# [Work instructions]
In the data below, find every line that has the string "this", and copy it.

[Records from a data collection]
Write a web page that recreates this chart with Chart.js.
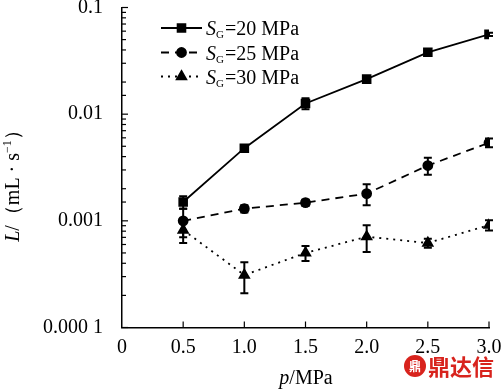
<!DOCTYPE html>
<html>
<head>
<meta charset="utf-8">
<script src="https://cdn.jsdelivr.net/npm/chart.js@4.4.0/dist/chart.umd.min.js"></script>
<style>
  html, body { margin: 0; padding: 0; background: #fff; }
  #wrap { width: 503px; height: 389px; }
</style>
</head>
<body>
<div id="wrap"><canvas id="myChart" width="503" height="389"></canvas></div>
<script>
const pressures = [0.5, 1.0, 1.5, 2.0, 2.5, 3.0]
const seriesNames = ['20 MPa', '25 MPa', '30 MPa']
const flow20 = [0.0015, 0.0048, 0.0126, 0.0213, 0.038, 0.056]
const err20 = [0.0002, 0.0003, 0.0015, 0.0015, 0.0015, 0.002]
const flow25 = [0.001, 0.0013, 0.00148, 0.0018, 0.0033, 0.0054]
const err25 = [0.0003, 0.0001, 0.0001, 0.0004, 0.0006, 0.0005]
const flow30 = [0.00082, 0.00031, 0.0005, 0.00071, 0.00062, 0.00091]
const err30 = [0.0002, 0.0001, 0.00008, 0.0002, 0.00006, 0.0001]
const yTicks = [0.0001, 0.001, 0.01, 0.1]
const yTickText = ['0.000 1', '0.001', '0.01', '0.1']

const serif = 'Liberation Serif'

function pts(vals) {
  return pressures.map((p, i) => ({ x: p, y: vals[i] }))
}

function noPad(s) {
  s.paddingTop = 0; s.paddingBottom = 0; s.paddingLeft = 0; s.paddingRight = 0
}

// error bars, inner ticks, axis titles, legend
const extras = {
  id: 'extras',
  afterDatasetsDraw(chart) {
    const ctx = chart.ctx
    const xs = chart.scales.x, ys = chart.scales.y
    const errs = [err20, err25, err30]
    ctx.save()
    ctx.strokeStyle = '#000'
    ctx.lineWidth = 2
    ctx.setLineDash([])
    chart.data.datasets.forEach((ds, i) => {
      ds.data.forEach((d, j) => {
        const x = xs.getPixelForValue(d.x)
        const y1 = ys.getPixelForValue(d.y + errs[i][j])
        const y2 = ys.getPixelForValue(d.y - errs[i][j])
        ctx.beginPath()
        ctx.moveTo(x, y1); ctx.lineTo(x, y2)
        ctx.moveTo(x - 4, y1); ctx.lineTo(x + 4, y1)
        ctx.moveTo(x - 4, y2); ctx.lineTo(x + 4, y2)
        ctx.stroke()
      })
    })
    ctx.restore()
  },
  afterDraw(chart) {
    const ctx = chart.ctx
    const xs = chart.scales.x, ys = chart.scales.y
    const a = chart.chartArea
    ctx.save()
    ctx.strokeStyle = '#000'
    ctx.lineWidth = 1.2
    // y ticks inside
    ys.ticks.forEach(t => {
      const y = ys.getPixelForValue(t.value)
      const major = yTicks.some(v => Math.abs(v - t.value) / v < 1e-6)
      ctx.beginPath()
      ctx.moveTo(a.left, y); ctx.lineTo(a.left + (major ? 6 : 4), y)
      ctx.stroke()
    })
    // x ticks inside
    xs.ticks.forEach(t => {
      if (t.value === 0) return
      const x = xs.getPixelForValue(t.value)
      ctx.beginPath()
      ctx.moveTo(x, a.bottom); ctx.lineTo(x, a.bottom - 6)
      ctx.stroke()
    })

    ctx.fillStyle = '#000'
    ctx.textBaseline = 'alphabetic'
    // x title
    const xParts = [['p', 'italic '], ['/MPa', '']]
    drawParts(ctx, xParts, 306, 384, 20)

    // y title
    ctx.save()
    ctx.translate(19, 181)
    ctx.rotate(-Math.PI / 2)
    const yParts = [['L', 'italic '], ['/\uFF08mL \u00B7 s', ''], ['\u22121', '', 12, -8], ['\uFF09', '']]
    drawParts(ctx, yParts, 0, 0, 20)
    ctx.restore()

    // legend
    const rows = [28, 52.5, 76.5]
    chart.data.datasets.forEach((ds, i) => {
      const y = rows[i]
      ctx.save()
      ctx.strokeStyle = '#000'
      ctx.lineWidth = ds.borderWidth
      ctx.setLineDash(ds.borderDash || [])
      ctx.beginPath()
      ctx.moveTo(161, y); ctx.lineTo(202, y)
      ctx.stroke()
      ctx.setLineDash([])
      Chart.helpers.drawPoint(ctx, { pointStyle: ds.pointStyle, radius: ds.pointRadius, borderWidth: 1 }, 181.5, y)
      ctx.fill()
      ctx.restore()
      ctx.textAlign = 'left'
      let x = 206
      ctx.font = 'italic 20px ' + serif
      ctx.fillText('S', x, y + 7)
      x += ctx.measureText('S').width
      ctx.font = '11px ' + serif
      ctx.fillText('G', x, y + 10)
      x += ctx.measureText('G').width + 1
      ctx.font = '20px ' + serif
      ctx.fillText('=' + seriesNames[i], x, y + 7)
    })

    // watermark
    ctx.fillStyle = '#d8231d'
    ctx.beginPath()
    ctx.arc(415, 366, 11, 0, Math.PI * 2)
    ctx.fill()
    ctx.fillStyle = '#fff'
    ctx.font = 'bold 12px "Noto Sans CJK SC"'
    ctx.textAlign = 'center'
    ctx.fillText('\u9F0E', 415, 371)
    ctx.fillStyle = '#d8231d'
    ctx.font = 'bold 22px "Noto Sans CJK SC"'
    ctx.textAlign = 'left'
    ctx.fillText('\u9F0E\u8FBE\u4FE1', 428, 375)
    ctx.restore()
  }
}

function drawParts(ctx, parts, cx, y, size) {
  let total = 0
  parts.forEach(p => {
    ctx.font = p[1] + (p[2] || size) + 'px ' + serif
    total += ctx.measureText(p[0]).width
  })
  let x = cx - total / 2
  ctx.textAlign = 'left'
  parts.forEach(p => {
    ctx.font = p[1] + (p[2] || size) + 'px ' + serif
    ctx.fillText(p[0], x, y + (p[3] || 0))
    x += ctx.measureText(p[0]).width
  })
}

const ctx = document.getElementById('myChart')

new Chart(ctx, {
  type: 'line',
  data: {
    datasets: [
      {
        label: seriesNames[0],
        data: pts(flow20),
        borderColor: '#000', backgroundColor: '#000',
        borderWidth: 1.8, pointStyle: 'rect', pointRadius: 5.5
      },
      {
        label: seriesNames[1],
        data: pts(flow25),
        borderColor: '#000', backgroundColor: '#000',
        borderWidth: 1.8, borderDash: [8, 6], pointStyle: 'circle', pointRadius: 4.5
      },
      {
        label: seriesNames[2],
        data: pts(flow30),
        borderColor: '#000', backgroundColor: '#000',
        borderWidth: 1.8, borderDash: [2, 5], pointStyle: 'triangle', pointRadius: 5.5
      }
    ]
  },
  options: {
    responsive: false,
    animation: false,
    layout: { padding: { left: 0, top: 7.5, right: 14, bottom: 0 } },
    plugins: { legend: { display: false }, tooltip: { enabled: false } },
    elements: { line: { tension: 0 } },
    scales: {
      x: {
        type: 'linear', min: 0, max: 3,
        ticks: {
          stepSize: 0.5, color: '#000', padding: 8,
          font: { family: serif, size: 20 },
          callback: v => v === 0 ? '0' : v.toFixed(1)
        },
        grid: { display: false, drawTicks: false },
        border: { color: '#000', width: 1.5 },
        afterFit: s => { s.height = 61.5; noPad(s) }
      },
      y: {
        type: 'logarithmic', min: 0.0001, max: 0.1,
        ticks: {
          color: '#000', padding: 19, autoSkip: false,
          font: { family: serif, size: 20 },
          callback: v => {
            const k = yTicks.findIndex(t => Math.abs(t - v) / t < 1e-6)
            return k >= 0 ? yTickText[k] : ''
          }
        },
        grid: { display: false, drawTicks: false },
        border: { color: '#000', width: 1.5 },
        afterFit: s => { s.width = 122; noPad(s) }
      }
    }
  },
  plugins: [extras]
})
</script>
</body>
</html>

* * *

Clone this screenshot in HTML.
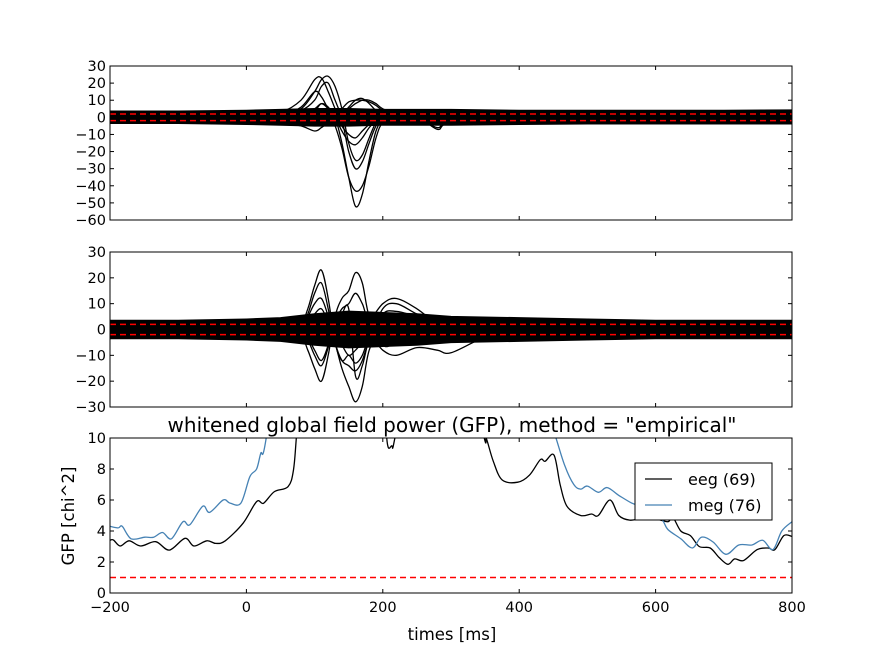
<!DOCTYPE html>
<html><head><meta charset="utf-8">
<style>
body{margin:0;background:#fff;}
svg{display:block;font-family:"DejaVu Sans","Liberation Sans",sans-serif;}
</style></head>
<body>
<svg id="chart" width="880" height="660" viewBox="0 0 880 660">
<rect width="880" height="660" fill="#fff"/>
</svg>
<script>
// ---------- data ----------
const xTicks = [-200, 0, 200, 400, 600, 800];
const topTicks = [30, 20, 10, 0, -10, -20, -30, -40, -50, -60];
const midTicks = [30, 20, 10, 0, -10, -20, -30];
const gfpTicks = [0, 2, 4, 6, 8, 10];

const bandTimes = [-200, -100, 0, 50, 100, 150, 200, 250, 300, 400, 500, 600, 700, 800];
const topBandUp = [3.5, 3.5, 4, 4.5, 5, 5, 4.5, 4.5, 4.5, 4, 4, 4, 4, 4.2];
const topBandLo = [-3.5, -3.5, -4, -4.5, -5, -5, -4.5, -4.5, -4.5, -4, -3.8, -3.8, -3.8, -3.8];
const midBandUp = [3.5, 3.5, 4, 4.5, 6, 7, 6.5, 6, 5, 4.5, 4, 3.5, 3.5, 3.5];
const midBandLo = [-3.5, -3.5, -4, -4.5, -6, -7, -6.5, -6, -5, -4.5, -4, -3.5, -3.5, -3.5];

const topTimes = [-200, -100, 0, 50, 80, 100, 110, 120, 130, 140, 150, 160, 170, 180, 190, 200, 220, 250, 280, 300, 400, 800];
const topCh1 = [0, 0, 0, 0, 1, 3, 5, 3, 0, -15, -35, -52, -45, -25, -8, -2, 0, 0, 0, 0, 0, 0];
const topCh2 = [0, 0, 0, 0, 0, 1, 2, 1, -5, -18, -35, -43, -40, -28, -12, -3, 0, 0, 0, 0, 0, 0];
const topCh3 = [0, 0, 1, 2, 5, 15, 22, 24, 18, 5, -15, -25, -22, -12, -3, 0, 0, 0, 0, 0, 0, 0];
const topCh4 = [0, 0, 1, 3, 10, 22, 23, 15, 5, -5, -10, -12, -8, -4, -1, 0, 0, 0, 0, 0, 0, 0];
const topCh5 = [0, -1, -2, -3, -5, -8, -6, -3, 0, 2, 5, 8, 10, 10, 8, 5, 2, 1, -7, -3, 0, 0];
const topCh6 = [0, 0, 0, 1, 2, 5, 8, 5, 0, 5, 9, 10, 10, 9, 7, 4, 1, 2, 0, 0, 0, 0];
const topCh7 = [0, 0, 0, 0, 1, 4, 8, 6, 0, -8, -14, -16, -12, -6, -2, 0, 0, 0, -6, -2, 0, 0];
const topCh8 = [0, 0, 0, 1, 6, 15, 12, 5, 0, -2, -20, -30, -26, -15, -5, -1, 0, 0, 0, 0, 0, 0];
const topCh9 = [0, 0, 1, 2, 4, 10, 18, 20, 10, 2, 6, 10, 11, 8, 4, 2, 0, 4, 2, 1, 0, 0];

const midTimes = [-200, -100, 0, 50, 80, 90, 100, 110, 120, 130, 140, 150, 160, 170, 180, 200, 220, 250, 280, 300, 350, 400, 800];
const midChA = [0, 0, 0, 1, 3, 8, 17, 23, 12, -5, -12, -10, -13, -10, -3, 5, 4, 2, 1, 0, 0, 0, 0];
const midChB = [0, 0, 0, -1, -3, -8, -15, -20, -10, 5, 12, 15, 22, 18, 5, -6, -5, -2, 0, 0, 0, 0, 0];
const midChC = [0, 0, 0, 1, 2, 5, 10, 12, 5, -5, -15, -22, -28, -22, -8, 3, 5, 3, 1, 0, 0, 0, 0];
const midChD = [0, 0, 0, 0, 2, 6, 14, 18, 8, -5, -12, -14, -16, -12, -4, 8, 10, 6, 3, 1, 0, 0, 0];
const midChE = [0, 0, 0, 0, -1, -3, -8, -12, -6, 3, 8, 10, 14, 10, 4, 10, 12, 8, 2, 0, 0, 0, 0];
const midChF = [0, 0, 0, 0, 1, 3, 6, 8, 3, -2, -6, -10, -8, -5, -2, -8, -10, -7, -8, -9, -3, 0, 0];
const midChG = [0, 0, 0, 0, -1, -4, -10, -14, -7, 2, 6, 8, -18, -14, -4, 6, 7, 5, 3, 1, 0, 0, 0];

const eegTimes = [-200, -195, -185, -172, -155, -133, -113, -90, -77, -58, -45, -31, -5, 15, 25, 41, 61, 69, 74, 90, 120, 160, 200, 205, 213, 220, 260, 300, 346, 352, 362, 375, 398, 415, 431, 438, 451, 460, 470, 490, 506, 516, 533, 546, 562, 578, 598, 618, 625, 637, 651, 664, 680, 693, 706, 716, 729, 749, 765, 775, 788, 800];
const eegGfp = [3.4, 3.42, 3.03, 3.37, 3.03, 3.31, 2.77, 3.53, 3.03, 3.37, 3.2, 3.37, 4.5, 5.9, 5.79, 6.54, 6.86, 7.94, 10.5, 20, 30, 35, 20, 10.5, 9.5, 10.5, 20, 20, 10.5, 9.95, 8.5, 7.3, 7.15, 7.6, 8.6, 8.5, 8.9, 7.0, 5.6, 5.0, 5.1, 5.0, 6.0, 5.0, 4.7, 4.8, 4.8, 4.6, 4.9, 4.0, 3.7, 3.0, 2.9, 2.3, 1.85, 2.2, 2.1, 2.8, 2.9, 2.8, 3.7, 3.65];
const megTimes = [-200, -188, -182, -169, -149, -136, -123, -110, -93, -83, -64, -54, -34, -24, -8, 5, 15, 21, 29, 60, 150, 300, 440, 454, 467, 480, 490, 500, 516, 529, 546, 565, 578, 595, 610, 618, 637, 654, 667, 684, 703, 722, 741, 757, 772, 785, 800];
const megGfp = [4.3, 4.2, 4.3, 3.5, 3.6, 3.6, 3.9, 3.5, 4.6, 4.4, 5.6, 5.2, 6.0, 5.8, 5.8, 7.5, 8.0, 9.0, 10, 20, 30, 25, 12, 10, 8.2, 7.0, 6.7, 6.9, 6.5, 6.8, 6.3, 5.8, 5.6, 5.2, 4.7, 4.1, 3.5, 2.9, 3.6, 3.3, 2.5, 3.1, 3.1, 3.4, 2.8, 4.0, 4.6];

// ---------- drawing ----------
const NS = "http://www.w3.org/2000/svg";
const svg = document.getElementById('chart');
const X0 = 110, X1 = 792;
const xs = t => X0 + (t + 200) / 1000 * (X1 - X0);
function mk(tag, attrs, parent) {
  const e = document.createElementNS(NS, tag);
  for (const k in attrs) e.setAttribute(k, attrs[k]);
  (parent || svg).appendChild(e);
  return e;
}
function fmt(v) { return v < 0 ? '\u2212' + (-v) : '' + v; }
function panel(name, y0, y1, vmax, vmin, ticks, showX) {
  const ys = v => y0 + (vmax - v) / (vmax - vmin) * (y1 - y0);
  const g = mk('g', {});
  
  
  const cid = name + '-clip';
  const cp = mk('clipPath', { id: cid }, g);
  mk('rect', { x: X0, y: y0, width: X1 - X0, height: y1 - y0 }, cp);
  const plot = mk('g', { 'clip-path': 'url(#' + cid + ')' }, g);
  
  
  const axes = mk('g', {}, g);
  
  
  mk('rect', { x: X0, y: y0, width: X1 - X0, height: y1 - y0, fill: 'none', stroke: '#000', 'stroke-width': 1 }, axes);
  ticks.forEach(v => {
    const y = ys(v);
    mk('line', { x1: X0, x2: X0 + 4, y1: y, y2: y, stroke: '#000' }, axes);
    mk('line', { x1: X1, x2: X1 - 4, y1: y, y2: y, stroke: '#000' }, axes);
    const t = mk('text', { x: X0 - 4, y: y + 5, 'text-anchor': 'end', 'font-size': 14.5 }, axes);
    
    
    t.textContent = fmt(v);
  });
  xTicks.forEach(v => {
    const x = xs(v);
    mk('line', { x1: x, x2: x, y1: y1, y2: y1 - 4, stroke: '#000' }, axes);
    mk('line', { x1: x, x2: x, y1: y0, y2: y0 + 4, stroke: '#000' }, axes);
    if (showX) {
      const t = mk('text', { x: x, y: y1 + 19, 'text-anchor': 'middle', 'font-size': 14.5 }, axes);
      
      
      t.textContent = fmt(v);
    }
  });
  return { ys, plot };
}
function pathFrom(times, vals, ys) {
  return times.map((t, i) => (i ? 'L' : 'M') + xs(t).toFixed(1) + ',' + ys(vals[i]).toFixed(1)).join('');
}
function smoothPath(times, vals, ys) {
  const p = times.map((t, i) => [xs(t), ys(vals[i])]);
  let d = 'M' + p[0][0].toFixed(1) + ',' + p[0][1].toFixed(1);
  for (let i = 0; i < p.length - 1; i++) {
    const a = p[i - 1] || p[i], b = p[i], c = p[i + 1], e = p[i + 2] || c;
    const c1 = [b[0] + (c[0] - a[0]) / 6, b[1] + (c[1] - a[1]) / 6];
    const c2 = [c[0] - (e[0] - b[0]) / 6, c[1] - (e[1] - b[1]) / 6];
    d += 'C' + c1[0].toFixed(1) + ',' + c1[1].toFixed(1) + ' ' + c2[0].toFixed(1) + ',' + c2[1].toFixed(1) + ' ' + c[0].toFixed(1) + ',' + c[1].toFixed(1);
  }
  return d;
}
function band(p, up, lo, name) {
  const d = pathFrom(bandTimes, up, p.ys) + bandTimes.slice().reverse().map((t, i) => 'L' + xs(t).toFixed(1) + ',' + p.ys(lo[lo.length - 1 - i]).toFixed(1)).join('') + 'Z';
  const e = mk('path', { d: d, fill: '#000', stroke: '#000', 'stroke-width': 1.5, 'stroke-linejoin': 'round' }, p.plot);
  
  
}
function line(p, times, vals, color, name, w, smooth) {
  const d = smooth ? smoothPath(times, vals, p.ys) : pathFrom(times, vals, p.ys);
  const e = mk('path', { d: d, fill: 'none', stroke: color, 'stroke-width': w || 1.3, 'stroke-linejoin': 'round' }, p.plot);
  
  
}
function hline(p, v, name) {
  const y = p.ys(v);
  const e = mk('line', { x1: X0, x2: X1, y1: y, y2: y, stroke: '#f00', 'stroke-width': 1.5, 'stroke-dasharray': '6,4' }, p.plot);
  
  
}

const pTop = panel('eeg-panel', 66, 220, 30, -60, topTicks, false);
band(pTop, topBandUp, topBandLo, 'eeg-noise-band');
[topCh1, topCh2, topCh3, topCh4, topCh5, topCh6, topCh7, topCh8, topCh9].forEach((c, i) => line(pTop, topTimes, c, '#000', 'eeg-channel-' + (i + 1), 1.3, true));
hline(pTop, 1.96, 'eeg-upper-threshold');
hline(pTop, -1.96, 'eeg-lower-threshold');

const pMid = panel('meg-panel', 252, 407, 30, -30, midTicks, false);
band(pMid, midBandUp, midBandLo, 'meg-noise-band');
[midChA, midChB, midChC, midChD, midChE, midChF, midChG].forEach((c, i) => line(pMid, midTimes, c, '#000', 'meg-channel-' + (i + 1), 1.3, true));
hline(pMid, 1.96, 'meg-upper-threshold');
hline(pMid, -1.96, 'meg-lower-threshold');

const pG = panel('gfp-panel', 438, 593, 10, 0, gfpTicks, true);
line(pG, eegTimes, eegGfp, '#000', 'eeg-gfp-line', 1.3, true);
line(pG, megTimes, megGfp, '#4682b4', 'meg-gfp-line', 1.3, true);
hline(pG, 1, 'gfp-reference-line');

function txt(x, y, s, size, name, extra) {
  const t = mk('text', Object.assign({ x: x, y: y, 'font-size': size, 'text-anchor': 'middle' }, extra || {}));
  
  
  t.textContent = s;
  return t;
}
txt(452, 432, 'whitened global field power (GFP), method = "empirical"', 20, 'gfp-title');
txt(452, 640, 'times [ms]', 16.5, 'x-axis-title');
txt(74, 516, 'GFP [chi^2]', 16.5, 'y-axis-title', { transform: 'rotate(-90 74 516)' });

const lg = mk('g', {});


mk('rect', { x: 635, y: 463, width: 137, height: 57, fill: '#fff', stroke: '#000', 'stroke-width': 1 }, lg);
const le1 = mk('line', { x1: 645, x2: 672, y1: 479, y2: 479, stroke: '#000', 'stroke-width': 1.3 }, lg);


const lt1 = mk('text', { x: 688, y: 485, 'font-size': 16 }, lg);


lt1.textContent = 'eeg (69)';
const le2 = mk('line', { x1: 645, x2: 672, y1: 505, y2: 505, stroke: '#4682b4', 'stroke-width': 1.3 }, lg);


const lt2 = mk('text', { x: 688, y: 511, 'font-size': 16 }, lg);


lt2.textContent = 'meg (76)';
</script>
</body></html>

# [Correct answer]
Write a web page that recreates this chart with Chart.js.
Clone this screenshot in HTML.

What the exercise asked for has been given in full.